Michael Myers aint dead, people, he was just taking a break. After leaving his sister alone for a year, he's back, and intent on forcing a family reunion. After an opening dream sequence, that's an obvious nod to the first Halloween 2, we meet a still-in-shock Laurie Strode, who seems to have contracted her brother's mentalness. It's pretentious visions ahoy, as Laurie starts to see images of her slain sister, just as her brother does before going on a killing spree of epic proportions. Meanwhile, Dr. Loomas has gone and written a book about the whole thing and seems intent on making some clams from his traumatic experience.

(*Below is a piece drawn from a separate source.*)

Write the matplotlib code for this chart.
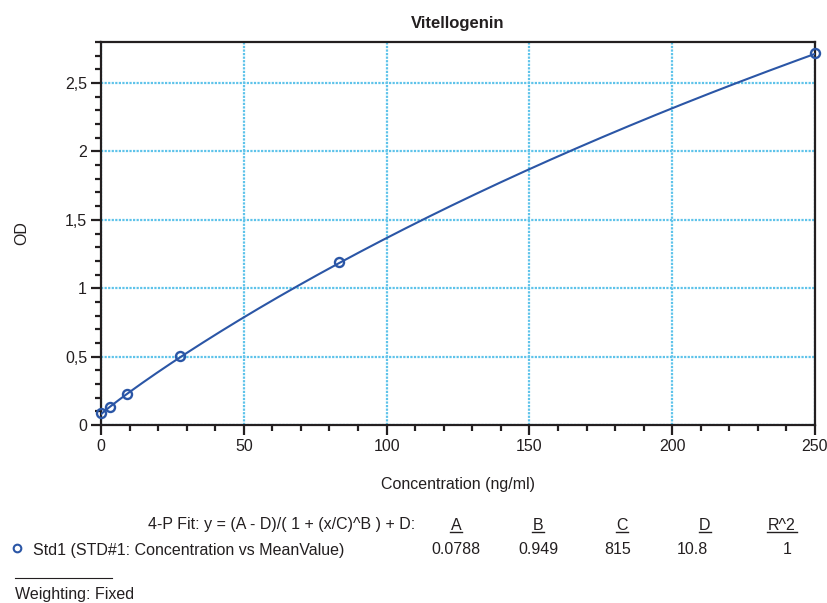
import numpy as np
import matplotlib
matplotlib.use("Agg")
import matplotlib.pyplot as plt
from matplotlib.ticker import MultipleLocator, FuncFormatter
from matplotlib.lines import Line2D

plt.rcParams['font.family'] = ['Liberation Sans', 'DejaVu Sans']

# standards (concentration, mean OD)
conc = [0, 3.09, 9.26, 27.8, 83.3, 250]
od = [0.09, 0.133, 0.228, 0.503, 1.19, 2.72]

# 4-P fit parameters shown in the chart
fit_names = ['A', 'B', 'C', 'D', 'R^2']
fit_vals = ['0.0788', '0.949', '815', '10.8', '1']
A, B, C, D = 0.0788, 0.949, 815, 10.8

blue = '#2b56a6'
grid_col = '#5ec3ea'
txt = '#231f20'

fig = plt.figure(figsize=(8.28, 6.03), dpi=100)
ax = fig.add_axes([101/828, 1-425/603, (815-101)/828, (425-42)/603])

xc = np.linspace(0, 250, 400)
yc = (A - D) / (1 + (xc / C) ** B) + D
ax.plot(xc, yc, color=blue, lw=1.5, zorder=3)
ax.plot(conc, od, 'o', mfc='none', mec=blue, mew=1.7, ms=6.5, zorder=4, clip_on=False)

ax.set_xlim(0, 250)
ax.set_ylim(0, 2.8)
ax.xaxis.set_major_locator(MultipleLocator(50))
ax.xaxis.set_minor_locator(MultipleLocator(10))
ax.yaxis.set_major_locator(MultipleLocator(0.5))
ax.yaxis.set_minor_locator(MultipleLocator(0.1))
ax.yaxis.set_major_formatter(FuncFormatter(lambda v, p: ('%g' % v).replace('.', ',')))
ax.grid(True, which='major', color=grid_col, ls=(0, (1, 0.6)), lw=1.6)
ax.set_axisbelow(True)
for s in ax.spines.values():
    s.set_color(txt)
    s.set_linewidth(1.6)
ax.tick_params(which='major', direction='out', length=7, width=1.6, color=txt,
               labelsize=11.5, labelcolor=txt, pad=3)
ax.tick_params(which='minor', direction='out', length=4, width=1.6, color=txt)

ax.set_title('Vitellogenin', fontsize=12, fontweight='bold', color=txt, pad=10)
ax.set_xlabel('Concentration (ng/ml)', fontsize=11.5, color=txt)
ax.set_ylabel('OD', fontsize=11.5, color=txt)
ax.xaxis.set_label_coords(0.5, (425 - 484) / 383, transform=ax.transAxes)
ax.yaxis.set_label_coords((22 - 101) / 714, 0.5, transform=ax.transAxes)
ax.xaxis.label.set_va('center')
ax.yaxis.label.set_va('center')

W, H = 828, 603
def ft(x, y, s, ha='left'):
    fig.text(x / W, 1 - y / H, s, ha=ha, va='center', fontsize=11.5, color=txt)

ft(415, 525, '4-P Fit: y = (A - D)/( 1 + (x/C)^B ) + D:', ha='right')
head_x = [456, 538, 622, 705, 782]
val_x = [456, 538, 618, 692, 787]
for name, hx in zip(fit_names, head_x):
    fig.text(hx / W, 1 - 525 / H, name, ha='center', va='center', fontsize=11.5, color=txt)
    w = 12 if name != 'R^2' else 30
    fig.add_artist(Line2D([(hx - w/2) / W, (hx + w/2) / W], [1 - 532 / H] * 2, color=txt, lw=1))
for v, vx in zip(fit_vals, val_x):
    ft(vx, 550, v, ha='center')

fig.add_artist(Line2D([17 / W], [1 - 548 / H], marker='o', mfc='none', mec=blue, mew=1.5, ms=5.5))
ft(33, 550, 'Std1 (STD#1: Concentration vs MeanValue)')
fig.add_artist(Line2D([15 / W, 112 / W], [1 - 578 / H] * 2, color=txt, lw=0.8))
ft(15, 595, 'Weighting: Fixed')

fig.savefig('out.png', dpi=100)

Trying desperately to replicate the brilliant, gritty horrors of the 70s, Zombie has instead assembled an incoherent mess of a movie, that delivers cluttered gore in abundance, but fails on every other level. Trying to give Michael Myers a reason as to why he kills people was a silly idea in the first place, but trying to say his sister also has "the killing gene" is utterly ridiculous. Even the kills are repetitive and dull - Myers constantly throwing people against things is not innovative horror.
The original sequel wasn't a patch on its predecessor, but had a unique angle, in that it was set directly after the first film and in one location. This one, well, it's uniquely awful.